James tested the NBA draft waters last summer, and received good advice from several teams on what he needed to work on in an attempt to play at that level.
James put on about 15 pounds of muscle. He became a better rebounder (James entered this week sixth in the MW with 8.4 rebounds per game). He improved his defense with a league-leading 1.6 steals per game, as well as his passing (4.4 assists per game).
Yes, James also leads UW with 4.1 turnovers per game, and some of those miscues seem to be careless. However, when asked to do so much and how much attention he garners from opposing teams, with the good comes some bad.
“We’ve watched him grow over the years, and what he is right now is light years in terms of a basketball player and a person,” Edwards said. “As a leader he has grown. That warms your heart a little bit. Our staff poured into him for four years, and he sees how it has helped him.
“This has been a rough year for him in what he has had to shoulder. I really can’t take him out of the game. He plays 40 minutes, and I really can’t take him out of games. Yet he comes back ready to practice. He is the right example for the young guys. He is more of a complete basketball player than just a scorer. His future is bright.”
One would expect Edwards and his teammates to say positive things about James. But what about some of the guys who has coached against him the last four years?
“Talking to our players, even going back to last season, he was the toughest guy to guard,” Nevada coach Eric Musselman said. “He has a great demeanor, and he just goes out and plays. We game plan more for him than any other player in our league.”
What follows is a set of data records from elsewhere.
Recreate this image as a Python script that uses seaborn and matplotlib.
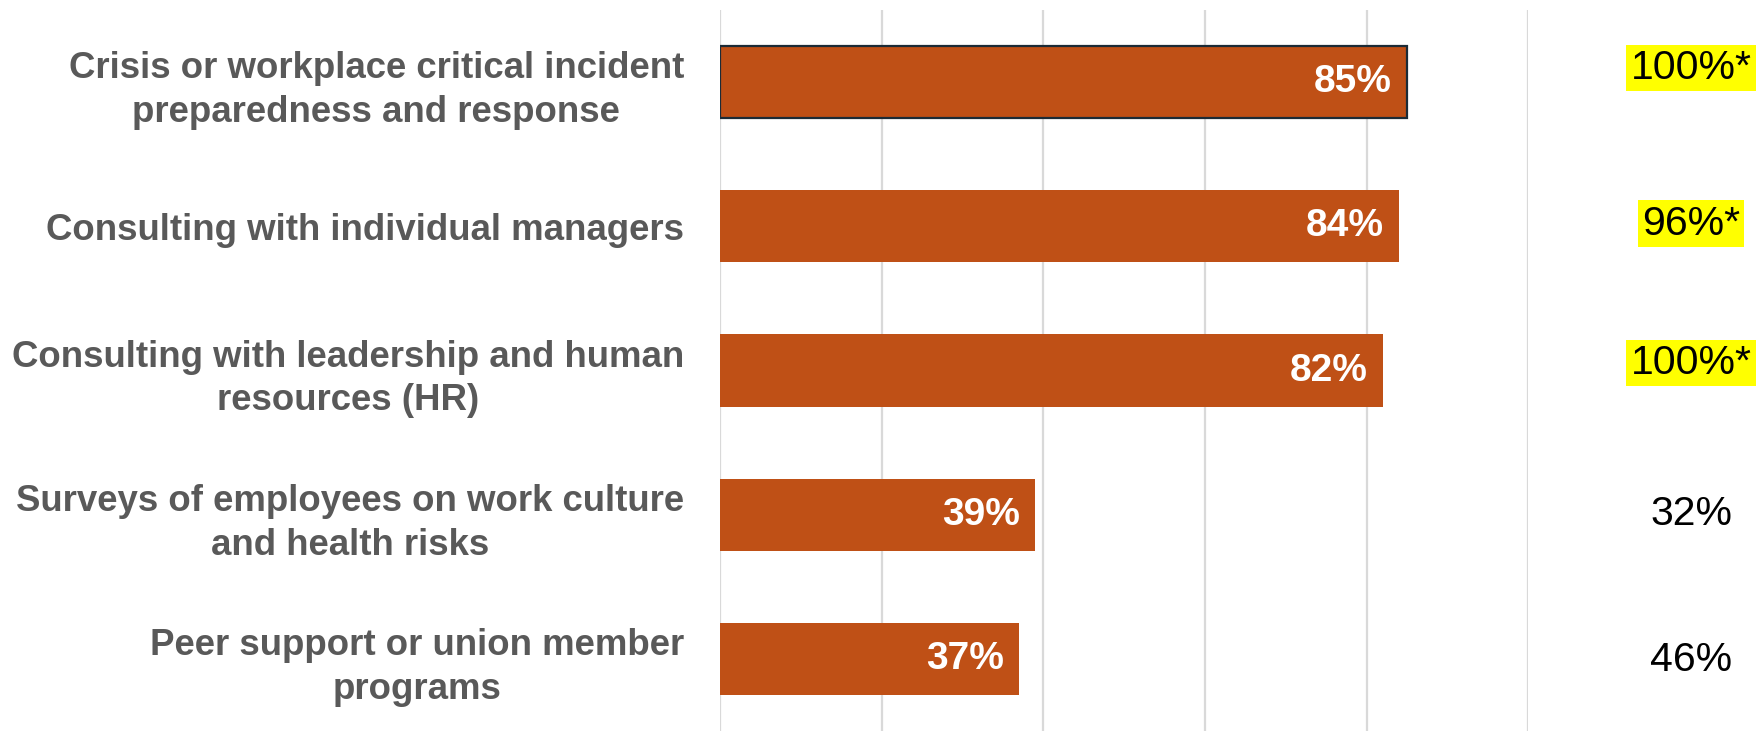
import matplotlib
matplotlib.use("Agg")
import matplotlib.pyplot as plt
import seaborn as sns
import pandas as pd

# Services and the share of organisations offering each one
services = [
    "Crisis or workplace critical incident\npreparedness and response",
    "Consulting with individual managers",
    "Consulting with leadership and human\nresources (HR)",
    "Surveys of employees on work culture\nand health risks",
    "Peer support or union member\nprograms",
]
shares = [0.85, 0.84, 0.82, 0.39, 0.37]

# Comparison figures printed in the right-hand column
comparison_labels = ["100%*", "96%*", "100%*", "32%", "46%"]
comparison_highlight = [True, True, True, False, False]

# Small vertical nudges for the comparison column (category units)
comparison_nudge = [-0.10, -0.019, -0.05, -0.008, 0.005]

x_ticks = [0.0, 0.2, 0.4, 0.6, 0.8, 1.0]

BAR = "#BF5016"
GREY_TEXT = "#595959"
GRID = "#D9D9D9"

sns.set_theme(style="white")
plt.rcParams["font.family"] = ["Liberation Sans", "DejaVu Sans"]

df = pd.DataFrame({"service": services, "share": shares})

W, H, DPI = 1765, 731, 100
fig = plt.figure(figsize=(W / DPI, H / DPI), dpi=DPI)
ax_left = 720 / W
ax_right = 1528.5 / W
ax_top = 1 - 10 / H
ax = fig.add_axes([ax_left, 0.0, ax_right - ax_left, ax_top])

sns.barplot(data=df, x="share", y="service", orient="h", color=BAR,
            width=0.5, saturation=1, ax=ax, zorder=3)

# First bar carries a dark outline
first = ax.patches[0]
first.set_edgecolor("#1C2B36")
first.set_linewidth(1.6)
for p in ax.patches[1:]:
    p.set_edgecolor("none")

ax.set_xlim(0, 1.0)
ax.set_ylim(4.5, -0.5)
ax.set_xticks(x_ticks)
ax.xaxis.grid(True, color=GRID, linewidth=1.6, zorder=0)
ax.yaxis.grid(False)
ax.set_axisbelow(True)
ax.tick_params(axis="x", bottom=False, labelbottom=False)
ax.tick_params(axis="y", left=False, pad=20)
ax.set_xlabel("")
ax.set_ylabel("")
for s in ax.spines.values():
    s.set_visible(False)

for lbl in ax.get_yticklabels():
    lbl.set_fontsize(26.4)
    lbl.set_fontweight("bold")
    lbl.set_color(GREY_TEXT)
    lbl.set_multialignment("center")
    lbl.set_linespacing(1.33)

# Value labels inside the bar ends
for i, v in enumerate(shares):
    ax.annotate(f"{round(v * 100)}%", xy=(v, i), xytext=(-11, 0),
                textcoords="offset points", ha="right", va="center",
                fontsize=28, fontweight="bold", color="white", zorder=4)

# Comparison column to the right of the plot area
trans = ax.get_yaxis_transform()
x_col = (1691 / W - ax_left) / (ax_right - ax_left)
for i, (txt, hl) in enumerate(zip(comparison_labels, comparison_highlight)):
    kw = {}
    if hl:
        kw["bbox"] = dict(boxstyle="square,pad=0.1", facecolor="#FFFF00",
                          edgecolor="none")
    ax.text(x_col, i + comparison_nudge[i], txt, transform=trans,
            ha="center", va="center", fontsize=29.5, color="black",
            clip_on=False, **kw)

fig.savefig("out.png", dpi=DPI)
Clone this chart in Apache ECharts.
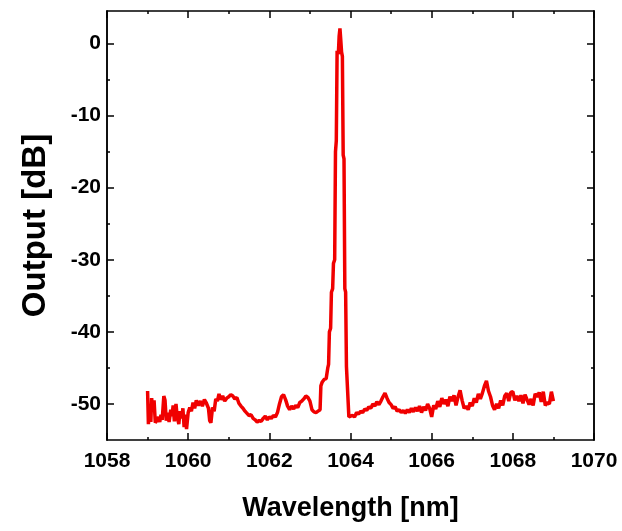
<!DOCTYPE html>
<html>
<head>
<meta charset="utf-8">
<script src="https://cdn.jsdelivr.net/npm/echarts@6/dist/echarts.min.js"></script>
<style>html,body{margin:0;padding:0;background:#fff}#c{width:622px;height:531px}</style>
</head>
<body>
<div id="c"></div>
<script>
const wavelength = [
1059.00,1059.02,1059.05,1059.08,1059.10,1059.13,1059.16,1059.19,1059.23,1059.27,1059.30,1059.33,1059.36,1059.40,1059.43,1059.46,1059.50,1059.53,1059.57,1059.60,1059.63,1059.66,1059.70,1059.73,1059.77,1059.80,1059.84,1059.87,1059.90,1059.93,1059.96,
1060.00,1060.04,1060.08,1060.12,1060.16,1060.20,1060.25,1060.30,1060.35,1060.40,1060.45,1060.50,1060.53,1060.56,1060.60,1060.64,1060.68,1060.72,1060.76,1060.80,1060.85,1060.90,1060.95,
1061.00,1061.05,1061.10,1061.15,1061.20,1061.25,1061.30,1061.35,1061.40,1061.45,1061.50,1061.55,1061.60,1061.65,1061.70,1061.75,1061.80,1061.85,1061.90,1061.95,
1062.00,1062.05,1062.10,1062.15,1062.20,1062.25,1062.30,1062.35,1062.40,1062.45,1062.50,1062.55,1062.60,1062.65,1062.70,1062.75,1062.80,1062.85,1062.90,1062.95,
1063.00,1063.05,1063.10,1063.15,1063.20,1063.25,1063.27,1063.30,1063.35,1063.40,1063.44,1063.46,1063.48,1063.51,1063.53,1063.56,1063.58,1063.61,1063.63,1063.65,1063.67,1063.70,1063.72,1063.74,1063.76,1063.78,1063.80,1063.82,1063.84,1063.86,1063.88,1063.90,1063.93,1063.96,
1064.00,1064.05,1064.10,1064.15,1064.20,1064.25,1064.30,1064.35,1064.40,1064.45,1064.50,1064.55,1064.60,1064.65,1064.70,1064.75,1064.80,1064.85,1064.90,1064.95,
1065.00,1065.05,1065.10,1065.15,1065.20,1065.25,1065.30,1065.35,1065.40,1065.45,1065.50,1065.55,1065.60,1065.65,1065.70,1065.75,1065.80,1065.85,1065.90,1065.95,
1066.00,1066.05,1066.10,1066.15,1066.20,1066.25,1066.30,1066.35,1066.40,1066.45,1066.50,1066.55,1066.60,1066.65,1066.70,1066.75,1066.80,1066.85,1066.90,1066.95,
1067.00,1067.05,1067.10,1067.15,1067.20,1067.25,1067.30,1067.35,1067.40,1067.45,1067.50,1067.55,1067.60,1067.65,1067.70,1067.75,1067.80,1067.85,1067.90,1067.95,
1068.00,1068.05,1068.10,1068.15,1068.20,1068.25,1068.30,1068.35,1068.40,1068.45,1068.50,1068.55,1068.60,1068.65,1068.70,1068.75,1068.80,1068.85,1068.90,1068.95,
1069.00
];
const outputDb = [
-48.2,-52.8,-50.5,-52.5,-49.2,-51.0,-49.5,-52.6,-52.3,-51.8,-52.5,-51.5,-52.2,-48.9,-49.5,-52.3,-51.2,-52.5,-50.8,-51.7,-50.2,-52.4,-50.0,-51.8,-52.8,-51.0,-52.0,-50.6,-53.2,-51.5,-53.5,
-51.2,-50.5,-51.0,-49.8,-50.6,-49.5,-50.2,-49.6,-50.3,-49.4,-49.9,-50.6,-52.3,-52.6,-50.5,-51.0,-49.3,-49.6,-48.6,-49.4,-48.9,-49.6,-49.2,
-49.0,-48.7,-48.9,-49.3,-49.1,-49.9,-50.3,-50.6,-51.0,-51.3,-51.6,-51.5,-52.0,-52.2,-52.5,-52.3,-52.4,-52.0,-51.7,-52.2,
-51.8,-52.0,-51.6,-51.8,-51.2,-50.0,-49.0,-48.7,-49.4,-50.3,-50.8,-50.3,-50.7,-50.2,-50.5,-49.8,-49.6,-49.3,-48.9,-49.1,
-49.6,-50.8,-51.1,-51.2,-51.0,-50.8,-47.5,-47.0,-46.6,-46.5,-45.0,-44.5,-40.0,-39.5,-34.5,-34.0,-30.5,-30.0,-15.0,-13.5,-1.0,-1.5,1.0,2.1,0.5,-1.2,-1.8,-15.5,-16.0,-34.0,-34.5,-44.8,-45.0,-51.8,
-52.0,-51.6,-51.8,-51.2,-51.4,-51.0,-51.2,-50.7,-50.9,-50.4,-50.6,-50.0,-50.3,-49.7,-50.1,-49.6,-49.0,-48.5,-49.2,-49.8,
-50.1,-50.6,-50.4,-51.0,-50.8,-51.2,-50.9,-51.3,-50.8,-51.2,-50.6,-51.1,-50.5,-51.0,-50.3,-51.2,-50.4,-50.9,-50.0,-50.6,
-51.8,-50.2,-50.7,-49.6,-50.4,-49.2,-50.0,-49.4,-50.3,-49.0,-49.6,-48.8,-50.2,-49.0,-48.1,-49.5,-50.6,-50.3,-50.8,-49.8,
-50.3,-49.2,-49.8,-48.6,-49.3,-48.5,-47.5,-46.8,-48.2,-49.0,-50.2,-50.8,-50.0,-50.6,-49.5,-50.2,-48.9,-48.5,-49.6,-48.4,
-48.3,-49.5,-48.9,-49.6,-48.8,-49.9,-48.7,-49.4,-50.1,-49.3,-50.2,-48.6,-49.0,-48.4,-49.7,-48.3,-50.2,-49.8,-50.0,-48.3,
-49.6
];
const yMajorTicks = [-50, -40, -30, -20, -10, 0];
const yMinorTicks = [-45, -35, -25, -15, -5];
const xMin = 1058, xMax = 1070, xStep = 2;
const yMin = -55, yMax = 4.5;

const font = "'Liberation Sans', Arial, sans-serif";
const lineStyle = { color: '#000', width: 1.5 };
const points = wavelength.map((w, i) => [w, outputDb[i]]);

function yAx(pos, ticks, len, labels, name) {
  return {
    type: 'value', position: pos, min: yMin, max: yMax,
    axisLine: { show: true, onZero: false, lineStyle },
    axisTick: { show: true, inside: true, length: len, customValues: ticks, lineStyle: { color: '#000', width: 1.5 } },
    axisLabel: labels ? { show: true, customValues: ticks, color: '#000', fontFamily: font, fontWeight: 'bold', fontSize: 21, margin: 6 } : { show: false },
    splitLine: { show: false },
    name: name || '', nameLocation: 'middle', nameGap: 55,
    nameTextStyle: { color: '#000', fontFamily: font, fontWeight: 'bold', fontSize: 33 }
  };
}
function xAx(pos, labels, name) {
  return {
    type: 'value', position: pos, min: xMin, max: xMax, interval: xStep,
    axisLine: { show: true, onZero: false, lineStyle },
    axisTick: { show: true, inside: true, length: 7, lineStyle: { color: '#000', width: 1.5 } },
    minorTick: { show: true, splitNumber: 2, length: 3, lineStyle: { color: '#000', width: 1.5 } },
    axisLabel: labels ? { show: true, color: '#000', fontFamily: font, fontWeight: 'bold', fontSize: 21, margin: 11, formatter: v => String(v) } : { show: false },
    splitLine: { show: false }, minorSplitLine: { show: false },
    name: name || '', nameLocation: 'middle', nameGap: 55,
    nameTextStyle: { color: '#000', fontFamily: font, fontWeight: 'bold', fontSize: 27 }
  };
}

const chart = echarts.init(document.getElementById('c'), null, { renderer: 'canvas' });
chart.setOption({
  animation: false,
  backgroundColor: '#fff',
  grid: { left: 107, right: 28, top: 11, bottom: 91 },
  xAxis: [xAx('bottom', true, 'Wavelength [nm]'), xAx('top', false)],
  yAxis: [
    yAx('left', yMajorTicks, 7, true, 'Output [dB]'),
    yAx('left', yMinorTicks, 3, false),
    yAx('right', yMajorTicks, 7, false),
    yAx('right', yMinorTicks, 3, false)
  ],
  series: [{
    type: 'line', xAxisIndex: 0, yAxisIndex: 0,
    data: points, showSymbol: false, symbol: 'none',
    lineStyle: { color: '#f00000', width: 3.5 }
  }]
});
</script>
</body>
</html>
Added Air Force coach Dave Pilipovich: “Justin is a tremendous basketball talent and a great competitor that plays the game the right way. He has been an unbelievable ambassador for Wyoming basketball on and off the floor.”
When any prolific player in sports has their career wind down, there come comparisons to other great players.
In terms of recent history, there are two good ones to draw to at UW that Edwards coached as an assistant – guard Josh Adams (2013-16) and forward Larry Nance Jr. (2012-15).
James was a freshman when Adams was a senior, and Adams put up similar numbers as James surrounded by a young and inexperienced squad.
Adams is currently in the NBA’s G-League after playing professionally overseas. Nance is in his fourth season in the NBA, and is currently playing for the Cleveland Cavaliers after being a first-round draft pick by the Los Angeles Lakers.
“(James) is up there, and what helps him is he has the size and length,” Edwards said. “Josh was special as a high-wire act and how he was able to do it. (James) had to be a little more complete where Josh (at 6-2) was more like Superman.
"As far as playing at the next level, Nance is the best example because he understood it wasn’t just about offense. He knew he had to defend his position. I would rank (James) with those other two as special players.”